Methods: Using the Surveillance, Epidemiology, and End Results (SEER) Medicare database, we identified patients with high-risk NMIBC who received at least one dose of intravesical BCG. We defined disease progression as receipt of cystectomy, systemic chemotherapy, radiation, SEER stage progression and/or disease specific death. The Diabetic Comorbidity Severity Index was used to define DM severity as mild (0-1 comorbidity) and severe (>2 comorbidities). The relationship between DM severity, disease progression, and DSS was evaluated using the Kaplan-Meier method and multivariable Cox proportional hazards models adjusting for age, race, gender, pathologic stage, and BCG treatment (>/=5 doses vs < 5 doses). A subset analysis was then performed on DM patients with Medicare part D coverage to evaluate the prognostic impact of metformin therapy on NMIBC outcomes.

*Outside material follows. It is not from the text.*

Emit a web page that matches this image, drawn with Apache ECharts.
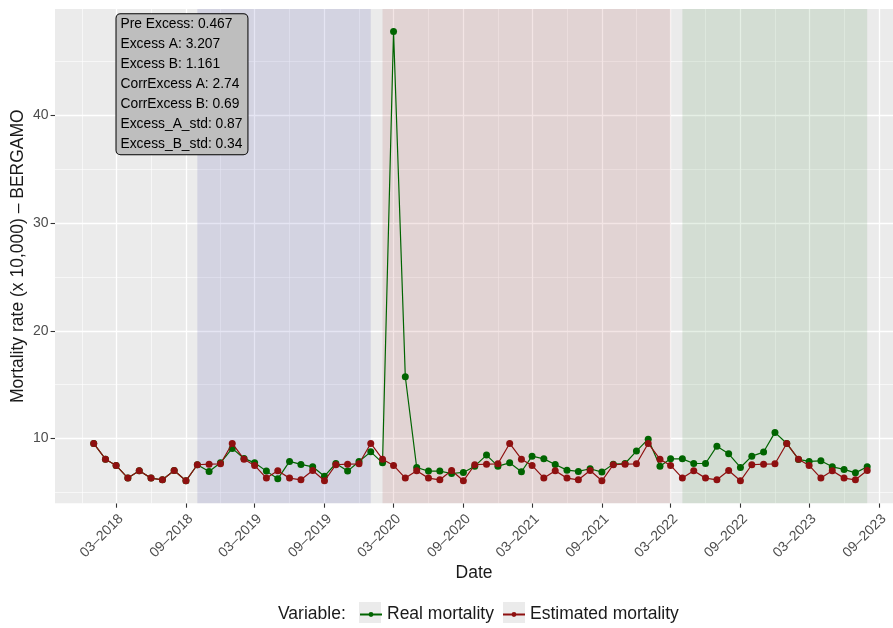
<!DOCTYPE html>
<html><head><meta charset="utf-8">
<script src="https://cdn.jsdelivr.net/npm/echarts@6/dist/echarts.min.js"></script>
<style>html,body{margin:0;padding:0;background:#fff}#c{width:893px;height:628px}</style>
</head><body><div id="c"></div>
<script>
const months = [
 '2018-01-01','2018-02-01','2018-03-01','2018-04-01','2018-05-01','2018-06-01','2018-07-01','2018-08-01','2018-09-01','2018-10-01','2018-11-01','2018-12-01',
 '2019-01-01','2019-02-01','2019-03-01','2019-04-01','2019-05-01','2019-06-01','2019-07-01','2019-08-01','2019-09-01','2019-10-01','2019-11-01','2019-12-01',
 '2020-01-01','2020-02-01','2020-03-01','2020-04-01','2020-05-01','2020-06-01','2020-07-01','2020-08-01','2020-09-01','2020-10-01','2020-11-01','2020-12-01',
 '2021-01-01','2021-02-01','2021-03-01','2021-04-01','2021-05-01','2021-06-01','2021-07-01','2021-08-01','2021-09-01','2021-10-01','2021-11-01','2021-12-01',
 '2022-01-01','2022-02-01','2022-03-01','2022-04-01','2022-05-01','2022-06-01','2022-07-01','2022-08-01','2022-09-01','2022-10-01','2022-11-01','2022-12-01',
 '2023-01-01','2023-02-01','2023-03-01','2023-04-01','2023-05-01','2023-06-01','2023-07-01','2023-08-01'
];
const realMortality = [
 9.53,8.07,7.49,6.31,6.99,6.31,6.15,7.02,6.06,7.55,6.93,7.73,
 9.07,8.14,7.73,6.96,6.24,7.86,7.58,7.36,6.49,7.67,6.96,7.86,
 8.75,7.73,47.82,15.73,7.30,6.96,6.96,6.74,6.84,7.42,8.45,7.42,
 7.73,6.90,8.35,8.10,7.58,7.05,6.93,7.18,6.87,7.61,7.67,8.82,
 9.93,7.42,8.10,8.10,7.67,7.67,9.28,8.57,7.30,8.35,8.73,10.56,
 9.53,8.05,7.86,7.92,7.36,7.12,6.80,7.36
];
const estimatedMortality = [
 9.53,8.07,7.49,6.31,6.99,6.31,6.15,7.02,6.06,7.55,7.61,7.64,
 9.53,8.07,7.49,6.31,6.99,6.31,6.15,7.02,6.06,7.55,7.61,7.64,
 9.53,8.07,7.49,6.31,6.99,6.31,6.15,7.02,6.06,7.55,7.61,7.64,
 9.53,8.07,7.49,6.31,6.99,6.31,6.15,7.02,6.06,7.55,7.61,7.64,
 9.53,8.07,7.49,6.31,6.99,6.31,6.15,7.02,6.06,7.55,7.61,7.64,
 9.53,8.07,7.49,6.31,6.99,6.31,6.15,7.02
];
const xTickDates = ['2018-03-01','2018-09-01','2019-03-01','2019-09-01','2020-03-01','2020-09-01','2021-03-01','2021-09-01','2022-03-01','2022-09-01','2023-03-01','2023-09-01'];
const xTickLabels = ['03–2018','09–2018','03–2019','09–2019','03–2020','09–2020','03–2021','09–2021','03–2022','09–2022','03–2023','09–2023'];
const xMinorDates = ['2017-12-01','2018-06-01','2018-12-01','2019-06-01','2019-12-01','2020-06-01','2020-12-01','2021-06-01','2021-12-01','2022-06-01','2022-12-01','2023-06-01'];
const yTicks = [10,20,30,40];
const yMinor = [5,15,25,35,45];
const xRange = ['2017-09-21','2023-10-08'];
const yRange = [3.97,49.9];
const periodStarts = ['2018-10-01','2020-02-01','2022-04-01'];
const periodEnds = ['2020-01-01','2022-03-01','2023-08-01'];
const periodColors = ['rgba(0,0,139,0.1)','rgba(139,0,0,0.1)','rgba(0,100,0,0.1)'];
const statsLines = ['Pre Excess: 0.467','Excess A: 3.207','Excess B: 1.161','CorrExcess A: 2.74','CorrExcess B: 0.69','Excess_A_std: 0.87','Excess_B_std: 0.34'];
const seriesNames = ['Real mortality','Estimated mortality'];

function ts(s){const p=s.split('-').map(Number);return Date.UTC(p[0],p[1]-1,p[2]);}
const FONT = '"Liberation Sans", Arial, Helvetica, sans-serif';
const tickTs = xTickDates.map(ts);

const chart = echarts.init(document.getElementById('c'), null, {renderer:'canvas'});
const gridLines = [];
xTickDates.forEach(d=>gridLines.push({xAxis: ts(d), lineStyle:{width:1.3}}));
xMinorDates.forEach(d=>gridLines.push({xAxis: ts(d), lineStyle:{width:0.6}}));
yTicks.forEach(v=>gridLines.push({yAxis: v, lineStyle:{width:1.3}}));
yMinor.forEach(v=>gridLines.push({yAxis: v, lineStyle:{width:0.6}}));

chart.setOption({
  animation:false,
  textStyle:{fontFamily:FONT},
  grid:{left:55,right:0,top:9,bottom:124.7,show:true,backgroundColor:'#EBEBEB',borderWidth:0,outerBoundsMode:'none',containLabel:false},
  xAxis:{
    type:'value', min: ts(xRange[0]), max: ts(xRange[1]), scale:true,
    name:'Date', nameLocation:'middle', nameGap:61, nameMoveOverlap:false,
    nameTextStyle:{fontSize:17.5,color:'#1A1A1A',fontFamily:FONT},
    axisLine:{show:false},
    axisTick:{show:true,length:4.4,lineStyle:{color:'#333333',width:1.1},customValues:tickTs},
    axisLabel:{show:true,rotate:45,align:'right',verticalAlign:'top',fontSize:14,color:'#4D4D4D',fontFamily:FONT,margin:8.5,customValues:tickTs,hideOverlap:false,
      formatter:function(v){const i=tickTs.indexOf(v);return i>=0?xTickLabels[i]:'';}},
    splitLine:{show:false},minorSplitLine:{show:false}
  },
  yAxis:{
    type:'value', min:yRange[0], max:yRange[1],
    name:'Mortality rate (x 10,000) – BERGAMO', nameLocation:'middle', nameGap:27.5, nameMoveOverlap:false,
    nameTextStyle:{fontSize:17.5,color:'#1A1A1A',fontFamily:FONT},
    axisLine:{show:false},
    axisTick:{show:true,length:4.4,lineStyle:{color:'#333333',width:1.1},customValues:yTicks},
    axisLabel:{show:true,fontSize:14,color:'#4D4D4D',fontFamily:FONT,margin:6.5,customValues:yTicks},
    splitLine:{show:false}
  },
  legend:{
    data:seriesNames, left:359, top:604, padding:0, itemGap:8, itemWidth:22, itemHeight:6,
    textStyle:{fontSize:17.5,color:'#1A1A1A',fontFamily:FONT,lineHeight:21}
  },
  graphic:[
    {type:'rect', shape:{x:359,y:602,width:22,height:21}, style:{fill:'#EBEBEB'}, z:1, silent:true},
    {type:'rect', shape:{x:503,y:602,width:22,height:21}, style:{fill:'#EBEBEB'}, z:1, silent:true},
    {type:'text', left:278, top:605, z:5, style:{text:'Variable:', font:'17.5px '+FONT, fill:'#1A1A1A'}},
    {type:'text', left:115.5, top:13.3, z:100, style:{text:statsLines.join('\n'), font:'13.8px '+FONT, fill:'#000000', backgroundColor:'#BEBEBE', borderColor:'#000000', borderWidth:1, borderRadius:4, padding:[0,5,0,4], lineHeight:20}}
  ],
  series:[
    {name:'gridlines', type:'line', data:[[ts(months[0]), estimatedMortality[0]]], showSymbol:false, lineStyle:{opacity:0}, silent:true, z:1,
      markLine:{silent:true, z:1, symbol:['none','none'], label:{show:false}, lineStyle:{color:'#FFFFFF',type:'solid'}, emphasis:{disabled:true}, data:gridLines}},
    {name:'periods', type:'line', data:[[ts(months[0]), estimatedMortality[0]]], showSymbol:false, lineStyle:{opacity:0}, silent:true, z:2,
      markArea:{silent:true, z:2, emphasis:{disabled:true}, data: periodStarts.map((s,i)=>[{xAxis:ts(s), itemStyle:{color:periodColors[i]}},{xAxis:ts(periodEnds[i])}])}},
    {name:seriesNames[0], type:'line', z:3, data: months.map((m,i)=>[ts(m), realMortality[i]]), symbol:'circle', symbolSize:7, showAllSymbol:true,
      itemStyle:{color:'#006400'}, lineStyle:{width:1.2,color:'#006400'}},
    {name:seriesNames[1], type:'line', z:4, data: months.map((m,i)=>[ts(m), estimatedMortality[i]]), symbol:'circle', symbolSize:7, showAllSymbol:true,
      itemStyle:{color:'#8E1010'}, lineStyle:{width:1.2,color:'#8E1010'}}
  ]
});
</script></body></html>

Results: Our cohort consisted of 8,774 patients, of which 2,546 had mild DM and 1,017 had severe DM with a median follow-up of 39 months. In adjusted cox proportional hazards models, patients with severe DM had significantly increased risk of disease progression (HR 1.17, 95% CI 1.00 - 1.38) and worse DSS (HR 1.21, 95% CI 1.01 - 1.45) vs. controls, while mild DM was associated with significantly improved DSS (HR 0.87, 95% CI 0.75 -1.00) but not progression (HR 1.08, 95% CI 0.95-1.22) vs. controls (see Figure). Metformin use was observed in 1,136 patients accounting for 54% of mild DM patients and 43% of severe DM patients. On sub-analyses, receipt of at least one year of metformin therapy was associated with significantly improved DSS (HR 0.43, 95% CI 0.18 - 1.00) in patients with severe DM, but patients with mild DM had no significant difference (HR 0.67, 95% CI 0.36-1.23).
Conclusions: Medicare beneficiaries with NMIBC and severe DM are at increased risk of disease progression and disease specific death compared to controls. Long-term use of metformin in this population of DM patients may help reverse the negative impact of severe DM on NMIBC outcomes. Further study into the role of DM and metformin on NMIBC outcomes is needed.